#### [Source excerpt]
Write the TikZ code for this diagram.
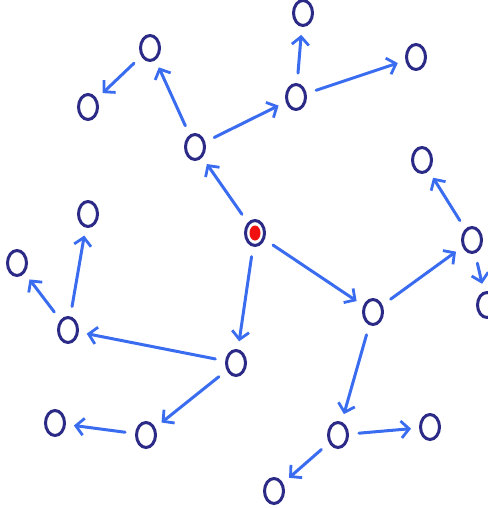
\documentclass[tikz,border=0pt]{standalone}
\usetikzlibrary{shapes.geometric,arrows.meta}
\definecolor{navy}{HTML}{2B2A86}
\definecolor{pen}{HTML}{3A6CF0}
\definecolor{dotred}{HTML}{F01010}
\tikzset{
  nd/.style={ellipse, draw=navy, line width=3pt, minimum width=19pt, minimum height=25pt, inner sep=0pt},
  root/.style={nd, path picture={\fill[dotred] (path picture bounding box.center) ellipse (5.5pt and 7.5pt);}},
  arr/.style={draw=pen, line width=3pt, line cap=round, shorten <=10pt, shorten >=8pt,
    -{Straight Barb[length=8pt,width=17pt,line width=2.8pt]}}
}
\begin{document}
\begin{tikzpicture}[x=1pt,y=-1pt]
\useasboundingbox (0,0) rectangle (487,508);
\node[root] (c) at (255,233) {};
\node[nd] (a) at (195,147) {};
\node[nd] (b) at (150,48) {};
\node[nd] (d) at (88,107) {};
\node[nd] (e) at (296,97) {};
\node[nd] (f) at (303,13) {};
\node[nd] (g) at (416,57) {};
\node[nd] (h) at (373,312) {};
\node[nd] (i) at (472,240) {};
\node[nd] (j) at (422,160) {};
\node[nd] (k) at (487,305) {};
\node[nd] (l) at (338,435) {};
\node[nd] (m) at (430,427) {};
\node[nd] (n) at (274,491) {};
\node[nd] (o) at (236,363) {};
\node[nd] (p) at (68,330) {};
\node[nd] (q) at (17,263) {};
\node[nd] (r) at (88,214) {};
\node[nd] (s) at (146,435) {};
\node[nd] (t) at (55,423) {};
\draw[arr] (c) -- (a);
\draw[arr] (a) -- (b);
\draw[arr] (b) -- (d);
\draw[arr] (a) -- (e);
\draw[arr] (e) -- (f);
\draw[arr] (e) -- (g);
\draw[arr] (c) -- (h);
\draw[arr] (h) -- (i);
\draw[arr] (i) -- (j);
\draw[arr] (i) -- (k);
\draw[arr] (h) -- (l);
\draw[arr] (l) -- (m);
\draw[arr] (l) -- (n);
\draw[arr] (c) -- (o);
\draw[arr] (o) -- (p);
\draw[arr] (p) -- (q);
\draw[arr] (p) -- (r);
\draw[arr] (o) -- (s);
\draw[arr] (s) -- (t);
\end{tikzpicture}
\end{document}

#### [Exercise goal]
Omit pictures; set down the rest of the material word for word.

#### [Answer to the problem]
Write the TikZ code for this diagram.
\documentclass[tikz,border=0pt]{standalone}
\usetikzlibrary{shapes.geometric,arrows.meta}
\definecolor{navy}{HTML}{2B2A86}
\definecolor{pen}{HTML}{3A6CF0}
\definecolor{dotred}{HTML}{F01010}
\tikzset{
  nd/.style={ellipse, draw=navy, line width=3pt, minimum width=19pt, minimum height=25pt, inner sep=0pt},
  root/.style={nd, path picture={\fill[dotred] (path picture bounding box.center) ellipse (5.5pt and 7.5pt);}},
  arr/.style={draw=pen, line width=3pt, line cap=round, shorten <=10pt, shorten >=8pt,
    -{Straight Barb[length=8pt,width=17pt,line width=2.8pt]}}
}
\begin{document}
\begin{tikzpicture}[x=1pt,y=-1pt]
\useasboundingbox (0,0) rectangle (487,508);
\node[root] (c) at (255,233) {};
\node[nd] (a) at (195,147) {};
\node[nd] (b) at (150,48) {};
\node[nd] (d) at (88,107) {};
\node[nd] (e) at (296,97) {};
\node[nd] (f) at (303,13) {};
\node[nd] (g) at (416,57) {};
\node[nd] (h) at (373,312) {};
\node[nd] (i) at (472,240) {};
\node[nd] (j) at (422,160) {};
\node[nd] (k) at (487,305) {};
\node[nd] (l) at (338,435) {};
\node[nd] (m) at (430,427) {};
\node[nd] (n) at (274,491) {};
\node[nd] (o) at (236,363) {};
\node[nd] (p) at (68,330) {};
\node[nd] (q) at (17,263) {};
\node[nd] (r) at (88,214) {};
\node[nd] (s) at (146,435) {};
\node[nd] (t) at (55,423) {};
\draw[arr] (c) -- (a);
\draw[arr] (a) -- (b);
\draw[arr] (b) -- (d);
\draw[arr] (a) -- (e);
\draw[arr] (e) -- (f);
\draw[arr] (e) -- (g);
\draw[arr] (c) -- (h);
\draw[arr] (h) -- (i);
\draw[arr] (i) -- (j);
\draw[arr] (i) -- (k);
\draw[arr] (h) -- (l);
\draw[arr] (l) -- (m);
\draw[arr] (l) -- (n);
\draw[arr] (c) -- (o);
\draw[arr] (o) -- (p);
\draw[arr] (p) -- (q);
\draw[arr] (p) -- (r);
\draw[arr] (o) -- (s);
\draw[arr] (s) -- (t);
\end{tikzpicture}
\end{document}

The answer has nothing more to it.